Over the past decade, therapists and trainers across multiple disciplines have been quietly rewriting the rulebook for fitness expectations. Slowly but inexorably, stale philosophies like "no pain, no gain" and prioritization of appearance over function are giving way to a focus on fitness for the long term – that is, the rest of your life.
Popular thought leaders like Gray Cook, Kelly Starrett, Erwan LeCorre, and Carl Paoli are being joined by fitness and medical professionals who have seen, and in some cases operated, enough. This recent article highlights Dr. Christopher Raynor, an orthopedic surgeon who opened a Toronto facility specifically focused on healthy movement as an antidote to muscoloskeletal pain and functional deterioration:
The pain theme is common among movement-focused professionals. Dr. Christopher Raynor is an orthopedic surgeon, former professional athlete, and fitness instructor who opened his Toronto facility, Human 2.0, initially to help consolidate the injury rehabilitation process into a one-stop shop. It also serves as a place for athletes to improve performance, but most importantly, Human 2.0 is a place for everyday people to learn to move well.
"My focus is to get people to move better," Raynor said. "At the end of the day it doesn’t matter who you are, or what level you are. If you’re an average Joe, you want to be able to go around and do your daily activities without pain.""

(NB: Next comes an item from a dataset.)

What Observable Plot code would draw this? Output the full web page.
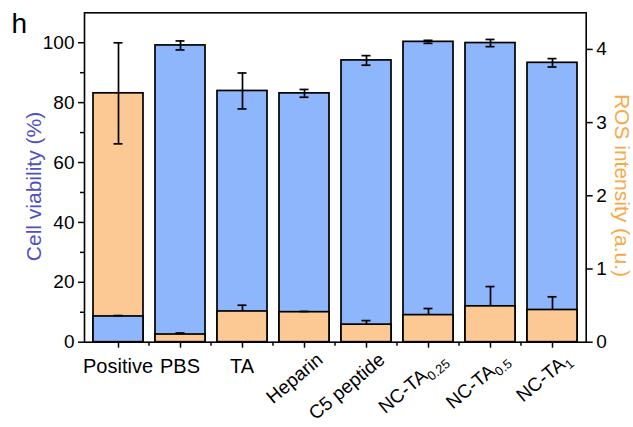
<!DOCTYPE html>
<html>
<head>
<meta charset="utf-8">
<script src="https://cdn.jsdelivr.net/npm/d3@7"></script>
<script src="https://cdn.jsdelivr.net/npm/@observablehq/plot@0.6"></script>
<style>
  body { margin: 0; background: #fff; }
</style>
</head>
<body>
<div id="chart"></div>
<script>
// Group names (base text + subscript) and measured values
const labelBase = ["Positive", "PBS", "TA", "Heparin", "C5 peptide", "NC-TA", "NC-TA", "NC-TA"];
const labelSub = ["", "", "", "", "", "0.25", "0.5", "1"];
const categories = labelBase.map((b, i) => b + labelSub[i]);

const viability = [8.6, 99.1, 83.9, 83.1, 94.1, 100.3, 99.9, 93.3];   // Cell viability (%)
const viabilitySD = [0.3, 1.5, 6.0, 1.3, 1.6, 0.5, 1.2, 1.4];
const ros = [3.40, 0.105, 0.42, 0.41, 0.24, 0.37, 0.49, 0.44];        // ROS intensity (a.u.)
const rosSD = [0.69, 0.02, 0.085, 0.01, 0.055, 0.09, 0.27, 0.18];

const viabilityTicks = [0, 20, 40, 60, 80, 100];
const viabilityMinor = [10, 30, 50, 70, 90];
const rosTicks = [0, 1, 2, 3, 4];
const viabilityMax = 110;
const rosMax = 4.5;
const horizontalLabels = 3; // first groups keep upright labels, the rest are slanted

const blue = "#8db6fc";
const orange = "#fcc894";

// ROS values are expressed on the left scale so both series share one y scale
const k = viabilityMax / rosMax;

const back = [], front = [];
categories.forEach((cat, i) => {
  const a = {cat, series: "viability", v: viability[i], e: viabilitySD[i]};
  const b = {cat, series: "ros", v: ros[i] * k, e: rosSD[i] * k};
  if (a.v >= b.v) { back.push(a); front.push(b); } else { back.push(b); front.push(a); }
});

const font = "Liberation Sans, Arial, Helvetica, sans-serif";
const lw = 1.7;
const capInset = 20.5;
const slant = -40;

// Short ticks at the boundaries between neighbouring groups
function boundaryTicks(index, scales) {
  const x = scales.x, y = scales.y;
  const step = x(categories[1]) - x(categories[0]);
  const bw = x.bandwidth ? x.bandwidth() : step * 0.8;
  const y0 = y(0);
  const g = d3.create("svg:g").attr("stroke", "black").attr("stroke-width", 1.5);
  for (let i = 0; i < categories.length - 1; i++) {
    const bx = x(categories[i]) + bw + (step - bw) / 2;
    g.append("line").attr("x1", bx).attr("x2", bx).attr("y1", y0).attr("y2", y0 + 4);
  }
  return g.node();
}

// Group labels under the axis: upright for the first few, slanted (with subscripts) for the rest
function groupLabels(index, scales) {
  const x = scales.x, y0 = scales.y(0);
  const step = x(categories[1]) - x(categories[0]);
  const bw = x.bandwidth ? x.bandwidth() : step * 0.8;
  const g = d3.create("svg:g")
    .attr("font-family", font).attr("fill", "black");
  categories.forEach((c, i) => {
    const cx = x(c) + bw / 2;
    if (i < horizontalLabels) {
      g.append("text")
        .attr("font-size", 20)
        .attr("x", cx).attr("y", y0 + 17).attr("dy", "0.71em")
        .attr("text-anchor", "middle")
        .text(labelBase[i]);
    } else {
      const t = g.append("text")
        .attr("font-size", 19)
        .attr("transform", `translate(${cx + 20},${y0 + 20}) rotate(${slant})`)
        .attr("text-anchor", "end");
      t.append("tspan").text(labelBase[i]);
      if (labelSub[i]) {
        t.append("tspan").attr("dy", "0.35em").attr("font-size", "0.68em").text(labelSub[i]);
      }
    }
  });
  return g.node();
}

const chart = Plot.plot({
  width: 633,
  height: 427,
  marginLeft: 84,
  marginRight: 47.3,
  marginTop: 12.3,
  marginBottom: 85.3,
  style: {fontFamily: font, background: "white", color: "black"},
  x: {domain: categories, paddingInner: 0.2, paddingOuter: 0.1},
  y: {domain: [0, viabilityMax]},
  color: {domain: ["viability", "ros"], range: [blue, orange]},
  marks: [
    // taller bar of each group with its full error bar
    Plot.barY(back, {x: "cat", y1: 0, y2: "v", fill: "series", stroke: "black", strokeWidth: lw}),
    Plot.ruleX(back, {x: "cat", y1: d => d.v - d.e, y2: d => d.v + d.e, stroke: "black", strokeWidth: lw}),
    Plot.tickY(back, {x: "cat", y: d => d.v + d.e, insetLeft: capInset, insetRight: capInset, stroke: "black", strokeWidth: lw}),
    Plot.tickY(back, {x: "cat", y: d => d.v - d.e, insetLeft: capInset, insetRight: capInset, stroke: "black", strokeWidth: lw}),
    // shorter bar drawn in front, upper error only
    Plot.barY(front, {x: "cat", y1: 0, y2: "v", fill: "series", stroke: "black", strokeWidth: lw}),
    Plot.ruleX(front, {x: "cat", y1: "v", y2: d => d.v + d.e, stroke: "black", strokeWidth: lw}),
    Plot.tickY(front, {x: "cat", y: d => d.v + d.e, insetLeft: capInset, insetRight: capInset, stroke: "black", strokeWidth: lw}),

    Plot.frame({stroke: "black", strokeWidth: 1.6}),

    // left axis: cell viability
    Plot.axisY(viabilityTicks, {anchor: "left", tickSize: 6, tickPadding: 4, fontSize: 19, strokeWidth: 1.5, label: null}),
    Plot.axisY(viabilityMinor, {anchor: "left", tickSize: 4, tickFormat: () => "", strokeWidth: 1.5, label: null}),
    // right axis: ROS intensity, mapped onto the shared scale
    Plot.axisY(rosTicks.map(t => t * k), {anchor: "right", tickSize: 6, tickPadding: 4, fontSize: 19, strokeWidth: 1.5, label: null,
      tickFormat: d => d3.format("~g")(+(d / k).toFixed(3))}),
    // bottom ticks
    Plot.axisX({tickSize: 6, tickFormat: () => "", strokeWidth: 1.5, label: null}),
    boundaryTicks,
    groupLabels,

    // axis titles
    Plot.text(["Cell viability (%)"], {frameAnchor: "left", textAnchor: "middle", rotate: -90, dx: -50, dy: 9, fontSize: 21, fill: "#5050c4"}),
    Plot.text(["ROS intensity (a.u.)"], {frameAnchor: "right", textAnchor: "middle", rotate: 90, dx: 36, dy: 8, fontSize: 21, fill: "#f8a845"}),

    // panel letter
    Plot.text(["h"], {frameAnchor: "top-left", textAnchor: "start", lineAnchor: "top", dx: -73, dy: 0, fontSize: 28})
  ]
});

document.getElementById("chart").appendChild(chart);
</script>
</body>
</html>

At EHOP Health, "Move Well" is the second of three success pillars, second only to "Eat Well". For too long, medical advice has consisted of "Eat better and get more exercise", with no attention to the quality of an individual's movement and how that impacts exercise, function, and injury risk.
The Employee Health Ownership Plan starts with the assertion that everyone can, and should, develop skill in four foundational movement patterns within individual limits. From that solid foundation, it's then possible to safely build a reservoir of strength and fitness that will pay dividends for the rest of your life.